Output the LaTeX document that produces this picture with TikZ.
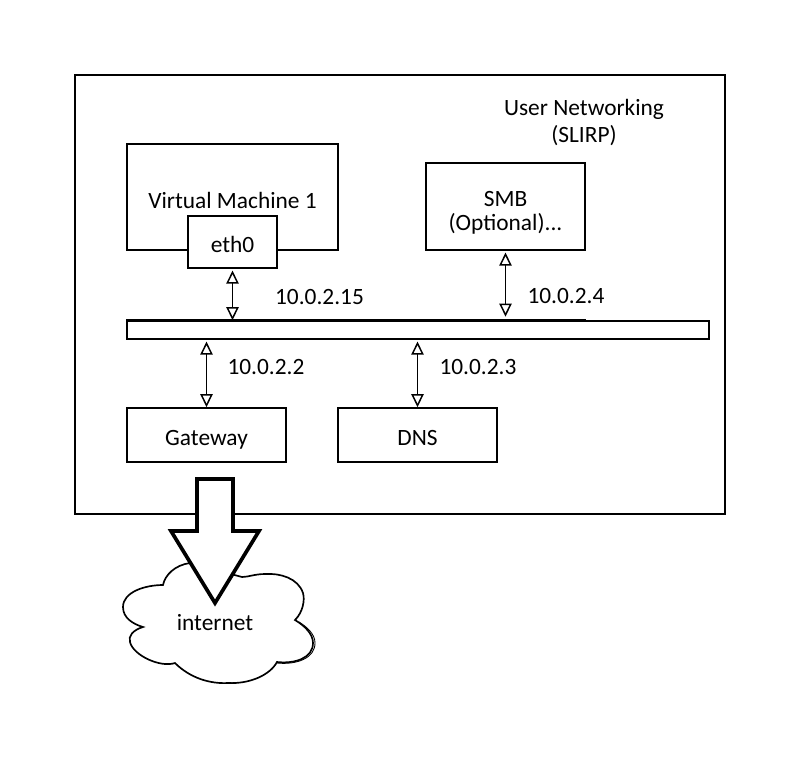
\documentclass[tikz,border=0pt]{standalone}
\usepackage{fontspec}
\setmainfont{Carlito}
\usetikzlibrary{arrows.meta}
\tikzset{
    sketchbox/.style={draw,line width=0.85pt,fill=white,inner sep=0pt,align=center},
    boxtext/.style={text height=11.4pt,text depth=0pt},
    iplabel/.style={inner sep=0pt,align=center},
    link/.style={line width=0.85pt,{Triangle[open,length=7.5pt,width=7pt]}-{Triangle[open,length=7.5pt,width=7pt]}}
}
\begin{document}
\begin{tikzpicture}[x=0.02cm,y=-0.02cm,font=\fontsize{13.3}{15.2}\selectfont]
    \useasboundingbox (0,0) rectangle (800,765);

    % Marco exterior
    \node[sketchbox,minimum width=13cm,minimum height=8.78cm] (frame) at (400,294.5) {};
    \node[iplabel] (title) at (584,122.5) {User Networking\\[0.5pt](SLIRP)};

    % Maquina virtual
    \node[sketchbox,minimum width=4.22cm,minimum height=2.12cm] (vm) at (232.5,197) {};
    \node[iplabel] (vmlabel) at (232.5,200) {Virtual Machine 1};
    \node[sketchbox,boxtext,minimum width=1.78cm,minimum height=1.04cm] (eth0) at (232.5,242) {eth0};

    \node[sketchbox,minimum width=3.18cm,minimum height=1.74cm] (smb) at (505.5,206.5) {};
    \node[iplabel] (smblabel) at (505.5,213) {SMB\\[-1.5pt](Optional)...};

    % Bus
    \node[sketchbox,minimum width=11.64cm,minimum height=0.36cm] (bus) at (418,330) {};
    \draw[line width=1.3pt] (bus.north west) -- (bus.north -| eth0.south);
    \draw[line width=1.05pt] (bus.north -| eth0.south) -- (bus.north -| smb.east);

    \node[sketchbox,boxtext,minimum width=3.18cm,minimum height=1.08cm] (gateway) at (206.5,435) {Gateway};
    \node[sketchbox,boxtext,minimum width=3.18cm,minimum height=1.08cm] (dns) at (417.5,435) {DNS};

    \draw[link,shorten <=1pt] (eth0.south) -- (eth0.south |- bus.north);
    \draw[link,shorten <=1pt,shorten >=2pt] (smb.south) -- (smb.south |- bus.north);
    \draw[link,shorten <=1pt] (gateway.north |- bus.south) -- (gateway.north);
    \draw[link,shorten <=1pt] (dns.north |- bus.south) -- (dns.north);

    \node[iplabel] (ipvm) at (319.5,297) {10.0.2.15};
    \node[iplabel] (ipsmb) at (566,296) {10.0.2.4};
    \node[iplabel] (ipgw) at (266,367) {10.0.2.2};
    \node[iplabel] (ipdns) at (478,367) {10.0.2.3};

    % Nube
    \draw[line width=0.95pt,fill=white] (190,563)
        .. controls (175,565) and (165,575) .. (163,585)
        .. controls (145,585) and (123,592) .. (123,607)
        .. controls (123,618) and (133,624) .. (143,627)
        .. controls (133,630) and (128,636) .. (130,642)
        .. controls (133,655) and (160,668) .. (175,663)
        .. controls (190,678) and (210,684) .. (228,683)
        .. controls (250,684) and (270,675) .. (277,662)
        .. controls (295,664) and (313,658) .. (313,643)
        .. controls (313,634) and (305,626) .. (295,620)
        .. controls (303,612) and (305,600) .. (303,593)
        .. controls (298,578) and (280,573) .. (265,574)
        .. controls (255,574) and (248,577) .. (242,577) -- cycle;
    \draw[line width=0.5pt] (277,663) .. controls (297,665) and (315,658) .. (315,643)
        .. controls (315,634) and (307,627) .. (299,622);
    \node[iplabel] (internet) at (215,623) {internet};

    % Flecha gruesa
    \draw[line width=2.1pt,fill=white,line join=miter] (197,479) -- (233,479) -- (233,531) -- (259,531)
        -- (215,603) -- (171,531) -- (197,531) -- cycle;
\end{tikzpicture}
\end{document}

WHAT THIS TASK INVOLVES: Retype the whole listing, keeping every line identical and omitting all pictures.

COMPLETE RESPONSE:
Output the LaTeX document that produces this picture with TikZ.
\documentclass[tikz,border=0pt]{standalone}
\usepackage{fontspec}
\setmainfont{Carlito}
\usetikzlibrary{arrows.meta}
\tikzset{
    sketchbox/.style={draw,line width=0.85pt,fill=white,inner sep=0pt,align=center},
    boxtext/.style={text height=11.4pt,text depth=0pt},
    iplabel/.style={inner sep=0pt,align=center},
    link/.style={line width=0.85pt,{Triangle[open,length=7.5pt,width=7pt]}-{Triangle[open,length=7.5pt,width=7pt]}}
}
\begin{document}
\begin{tikzpicture}[x=0.02cm,y=-0.02cm,font=\fontsize{13.3}{15.2}\selectfont]
    \useasboundingbox (0,0) rectangle (800,765);

    % Marco exterior
    \node[sketchbox,minimum width=13cm,minimum height=8.78cm] (frame) at (400,294.5) {};
    \node[iplabel] (title) at (584,122.5) {User Networking\\[0.5pt](SLIRP)};

    % Maquina virtual
    \node[sketchbox,minimum width=4.22cm,minimum height=2.12cm] (vm) at (232.5,197) {};
    \node[iplabel] (vmlabel) at (232.5,200) {Virtual Machine 1};
    \node[sketchbox,boxtext,minimum width=1.78cm,minimum height=1.04cm] (eth0) at (232.5,242) {eth0};

    \node[sketchbox,minimum width=3.18cm,minimum height=1.74cm] (smb) at (505.5,206.5) {};
    \node[iplabel] (smblabel) at (505.5,213) {SMB\\[-1.5pt](Optional)...};

    % Bus
    \node[sketchbox,minimum width=11.64cm,minimum height=0.36cm] (bus) at (418,330) {};
    \draw[line width=1.3pt] (bus.north west) -- (bus.north -| eth0.south);
    \draw[line width=1.05pt] (bus.north -| eth0.south) -- (bus.north -| smb.east);

    \node[sketchbox,boxtext,minimum width=3.18cm,minimum height=1.08cm] (gateway) at (206.5,435) {Gateway};
    \node[sketchbox,boxtext,minimum width=3.18cm,minimum height=1.08cm] (dns) at (417.5,435) {DNS};

    \draw[link,shorten <=1pt] (eth0.south) -- (eth0.south |- bus.north);
    \draw[link,shorten <=1pt,shorten >=2pt] (smb.south) -- (smb.south |- bus.north);
    \draw[link,shorten <=1pt] (gateway.north |- bus.south) -- (gateway.north);
    \draw[link,shorten <=1pt] (dns.north |- bus.south) -- (dns.north);

    \node[iplabel] (ipvm) at (319.5,297) {10.0.2.15};
    \node[iplabel] (ipsmb) at (566,296) {10.0.2.4};
    \node[iplabel] (ipgw) at (266,367) {10.0.2.2};
    \node[iplabel] (ipdns) at (478,367) {10.0.2.3};

    % Nube
    \draw[line width=0.95pt,fill=white] (190,563)
        .. controls (175,565) and (165,575) .. (163,585)
        .. controls (145,585) and (123,592) .. (123,607)
        .. controls (123,618) and (133,624) .. (143,627)
        .. controls (133,630) and (128,636) .. (130,642)
        .. controls (133,655) and (160,668) .. (175,663)
        .. controls (190,678) and (210,684) .. (228,683)
        .. controls (250,684) and (270,675) .. (277,662)
        .. controls (295,664) and (313,658) .. (313,643)
        .. controls (313,634) and (305,626) .. (295,620)
        .. controls (303,612) and (305,600) .. (303,593)
        .. controls (298,578) and (280,573) .. (265,574)
        .. controls (255,574) and (248,577) .. (242,577) -- cycle;
    \draw[line width=0.5pt] (277,663) .. controls (297,665) and (315,658) .. (315,643)
        .. controls (315,634) and (307,627) .. (299,622);
    \node[iplabel] (internet) at (215,623) {internet};

    % Flecha gruesa
    \draw[line width=2.1pt,fill=white,line join=miter] (197,479) -- (233,479) -- (233,531) -- (259,531)
        -- (215,603) -- (171,531) -- (197,531) -- cycle;
\end{tikzpicture}
\end{document}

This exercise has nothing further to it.